You do not need to be a lawyer or an AI researcher to recognise a harvesting pattern. You can start with five simple questions for any “AI‑enabled” assessment or judgment tool:

  1. Where is the AI actually running?
    If the answer is “in our vendor’s cloud, using their chosen US provider”, this is a wrapper, not sovereign AI. ❌
  2. What exactly leaves our environment?
    Ask whether full scripts, recordings or portfolios go to external models, and how long they are retained, even if “anonymised”. ❌
  3. Do you reuse our data for your own product or research?
    Press for clarity on whether learners’ or candidates’ work is used for benchmarking, publications, or future features, even when identifiers are removed. ❌
  4. Can we run this on our stack instead?
    Truly sovereign tools either run models at the edge (on‑device, in‑browser) or allow you to plug in your own models in your own tenancy. ❌
  5. Can we leave—taking everything with us?
    A sovereignty‑first design makes it easy to export all raw and derived data into your own graph or AI environment. If the real value only exists in the vendor’s portal, you are being locked in. ❌

If a product struggles with these questions, it is probably not designed with your sovereignty in mind.

Building an ethical standard for AI‑mediated judgment

None of this is an argument against AI in assessment or professional judgment. Quite the opposite.

In an agentic world, where autonomous systems will increasingly act on our behalf, high‑quality judgment data is one of the most powerful assets any organisation has. The question is: who gets to own that asset, and on what terms?

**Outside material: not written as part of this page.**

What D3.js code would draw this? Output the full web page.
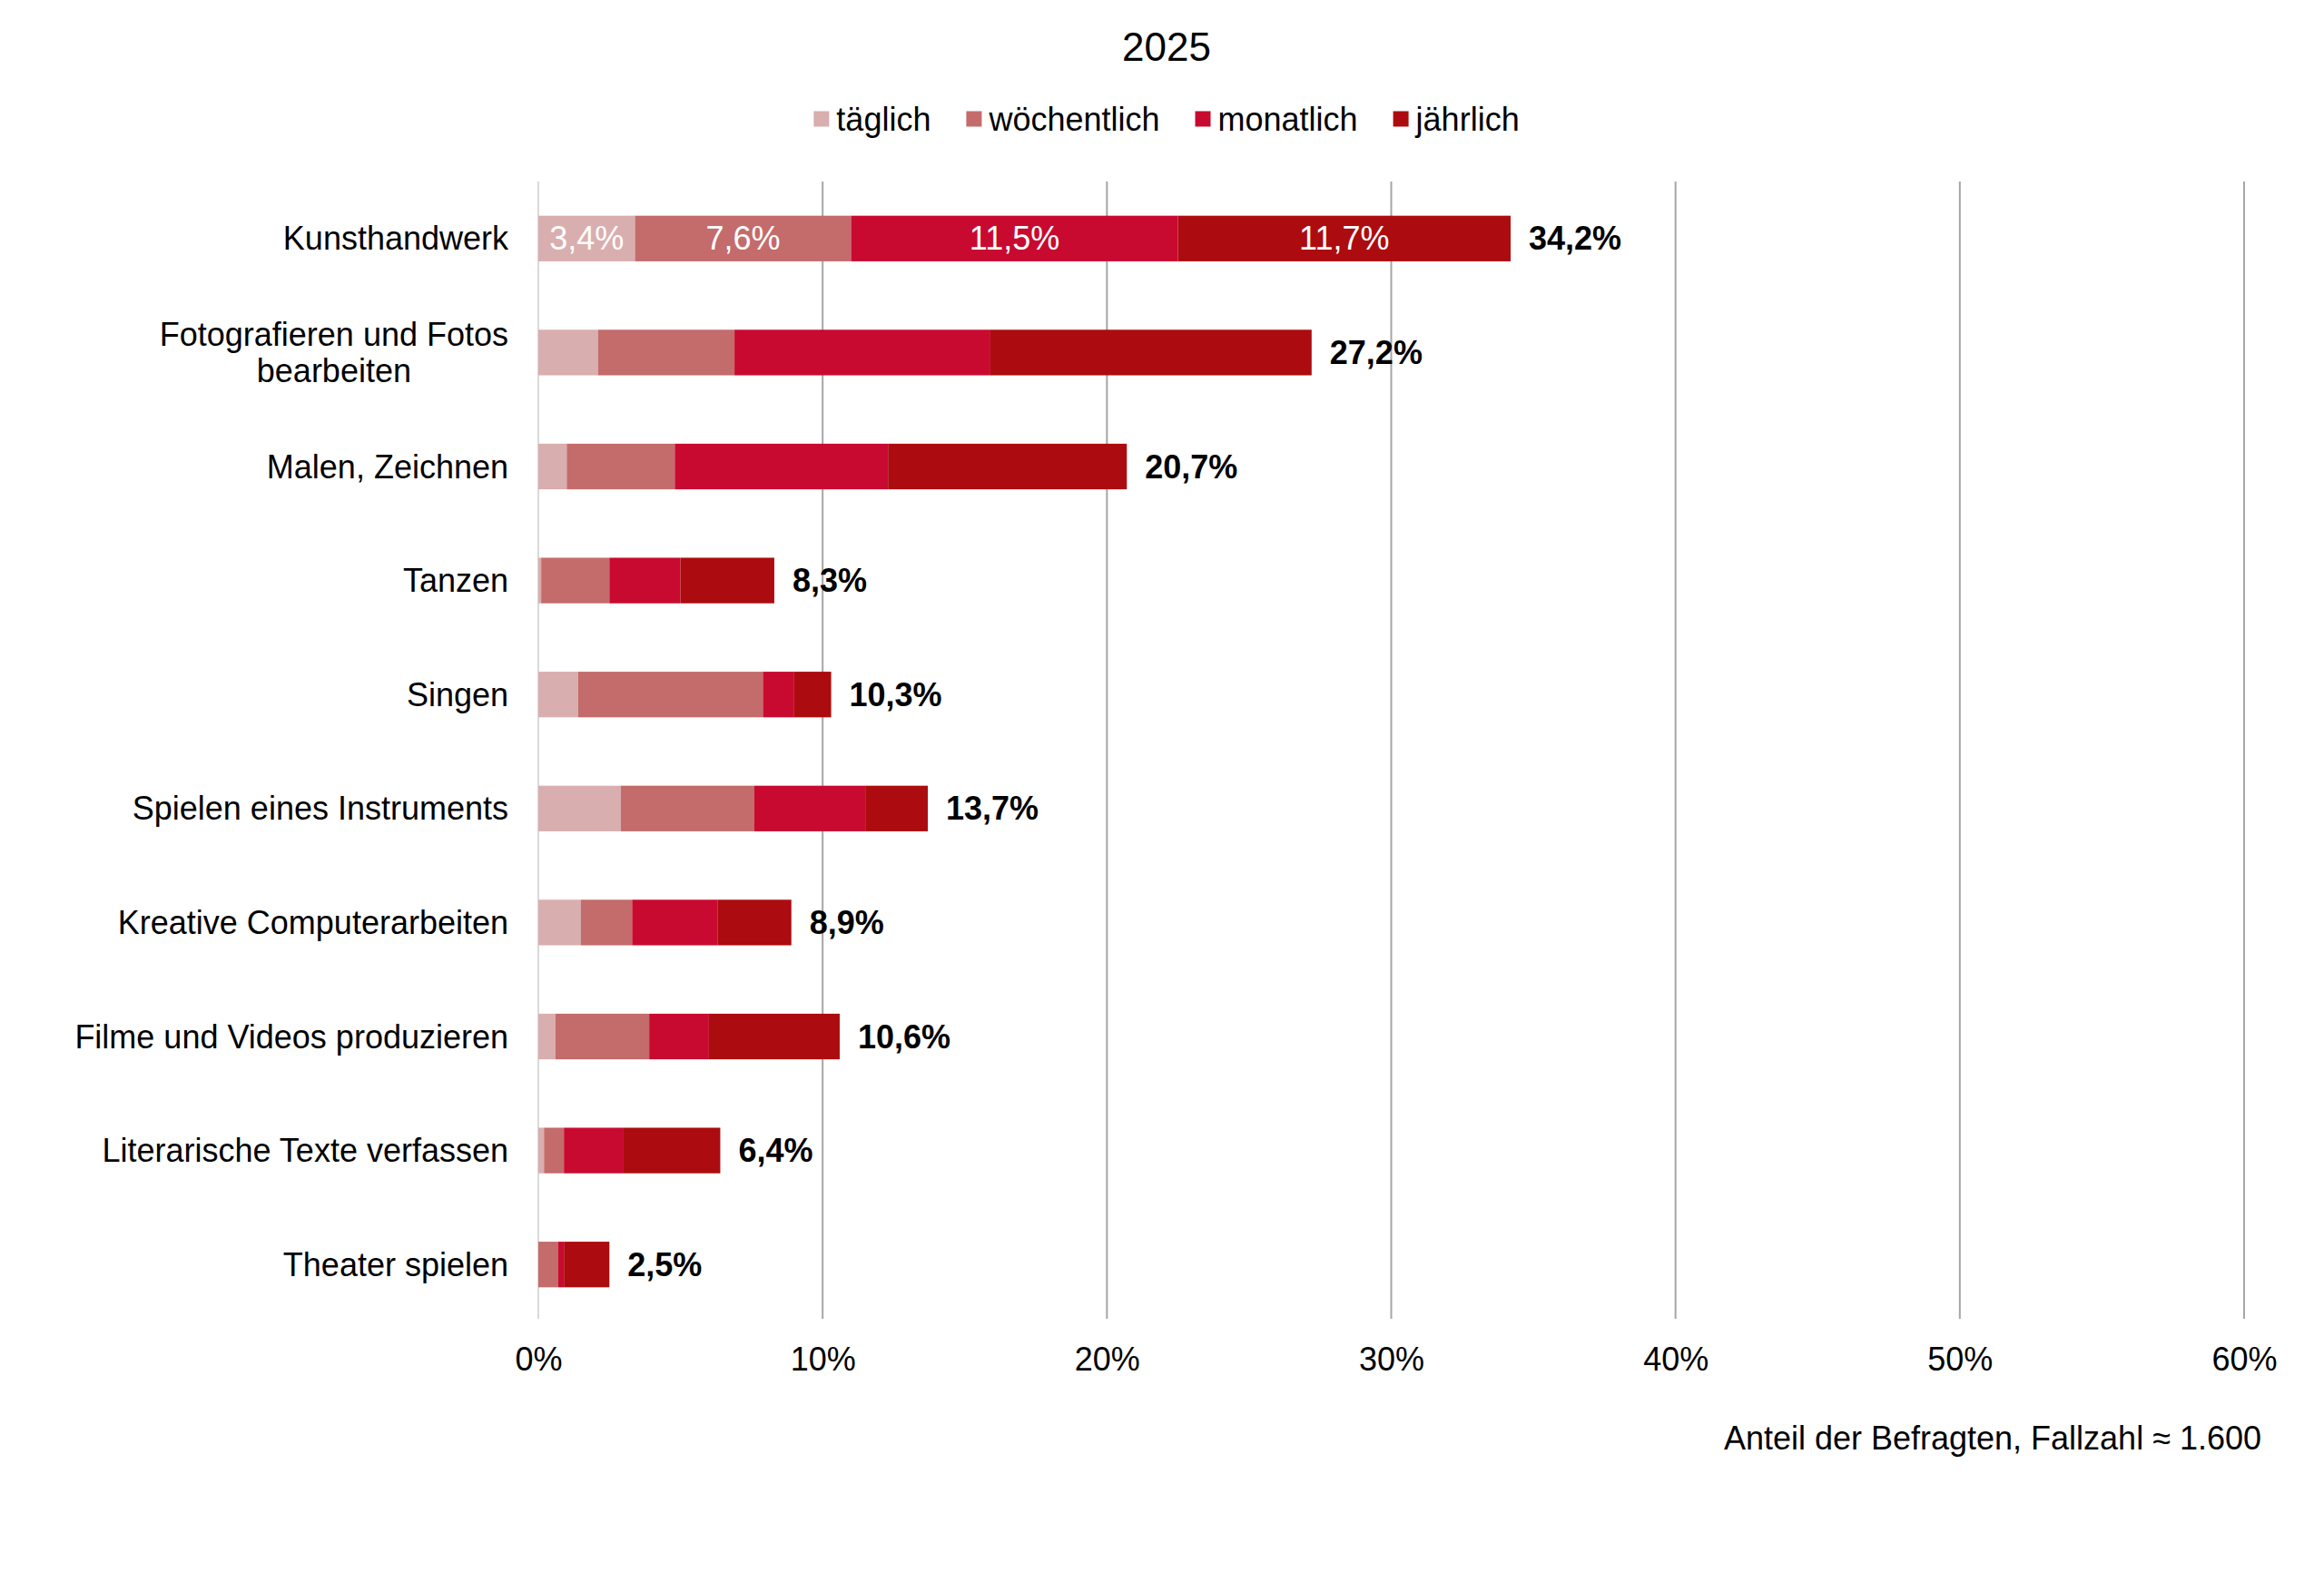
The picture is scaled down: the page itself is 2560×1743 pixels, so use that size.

An ethical standard for AI‑mediated judgment should include at least:

  • Sovereign infrastructure: Your data, your cloud, your agents; vendors provide engines, not destinations.
  • No hidden training: Candidate and learner work is not used to train proprietary models or benchmarks without explicit, informed agreements.
  • No dark patterns: Interfaces should give equal weight to “AI‑on” and “AI‑off” paths, with clear explanations of consequences on the same screen.
  • Transparent reuse: Any reuse of work for research, AI calibration, or marketing should be visible, negotiable, and, where appropriate, share benefits with the communities who created it.

This is the direction we are building toward with RM Compare: a comparative judgment engine that converts human expertise into high‑fidelity, machine‑ready data streams that live in the customer’s own ecosystem, ready for their own sovereign AI.

You drive the agents

The next few years will not just be about “adding AI” to existing platforms. They will be about deciding where intelligence sits.

If the tools you adopt quietly harvest your judgment data into someone else’s models, you will be renting your own expertise back from them.

If, instead, you insist on sovereignty on infrastructure that assumes your agents, your cloud, your graph, then every script, every decision, every comparative judgment becomes part of a compounding asset you control.

That is the world we are building for: one where you do not just drive the car, you also own the engine.